John Tory becomes the friend that cancels last-minute

Mayoral candidate John Tory at a media event on Tuesday. Tory has pulled out from four scheduled public appearances this week, two of which were supposed to take place at Ryerson. (Kayla Hoolwerf/Ryersonian Staff)

John Tory has now become the flaky friend that cancels on you last minute. He’s the friend that clicks “attending” to your birthday party on Facebook, but never shows up. He’s the friend who sends the “Sorry, I can’t make it” text while you’re already sitting at the bar.

But just like how we continue to make plans with our token flaky friend, we’ll still invite Tory to future debates; though we may bad mouth him behind his back, we’ll always forgive him and invite him out next time.

In short, Tory’s last-minute cancellation on the big transit debate Monday night won’t matter to voters, and it won’t make him any less likeable.

But it should. And students at Ryerson should hold him accountable.

Here are the facts: Monday morning, hours before Tory was scheduled to appear for a Q&A at Ryerson, he cancelled. That same day, he was set to debate one of the city’s biggest issues of the campaign, but dropped out — leaving Olivia Chow to “debate” on her own.
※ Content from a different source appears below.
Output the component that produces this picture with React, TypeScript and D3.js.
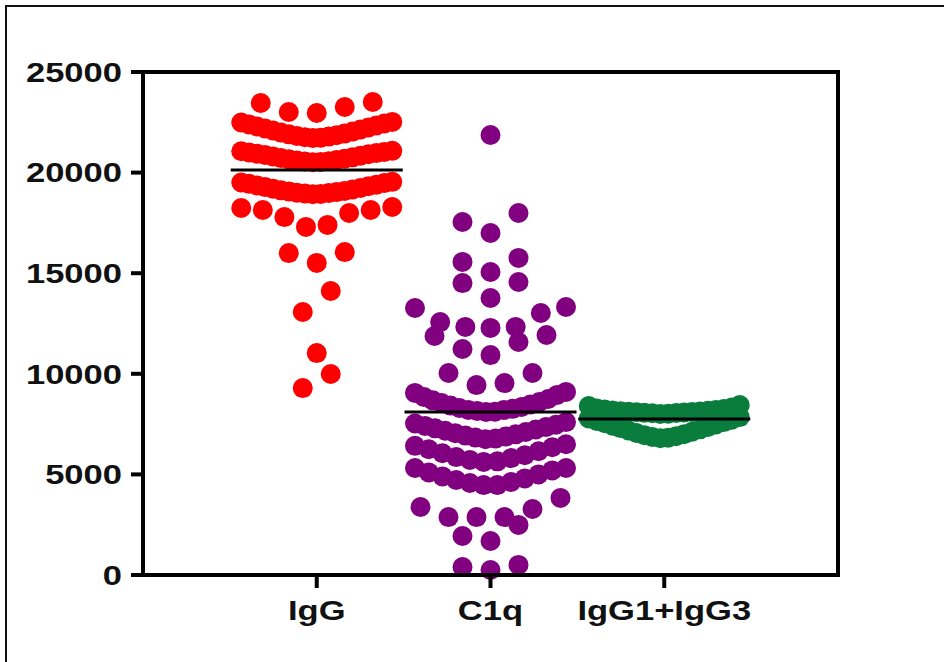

Simultaneously, he pulled out of two other debates scheduled for later in the week.

His excuse wasn’t very good, either.

“We have entered a new phase of the campaign,” read a statement from his camp. “John has extraordinary demands on his time and, unfortunately, we are unable to accommodate every event and request.”

While it’s true that Tory can’t go to every debate he’s invited to, wouldn’t a debate about transit be one he makes time for?

Tory was one of the three major candidates who helped put transit at the forefront of the mayoral race. His Smart Track plan has been the highlight of his campaign, arguably garnering him a greater following and a surge of support in recent polls.

I don’t buy Olivia Chow’s explanation that Tory is just scared to debate with her, and I don’t buy Tory’s excuse that he’s just busy.

Perhaps Tory is now receiving so much support that he feels he doesn’t have to argue his position on transit.

But wouldn’t he welcome a debate on a topic he knows so well? Wouldn’t he relish the opportunity to reiterate his position, knowing he has the backing of a good chunk of the audience?

Turns out, he already is.

If you tune into CP24 every morning the way I do, you’ll notice Tory’s ad for Smart Track. It seems he’s taking his debates to a platform where no other candidate is needed.

Whatever Tory’s strategy might be, his last minute cancellation of a major debate hours before its scheduled start time was disrespectful. He didn’t hold himself accountable to students or the public.

It’s time we called out our flaky friend.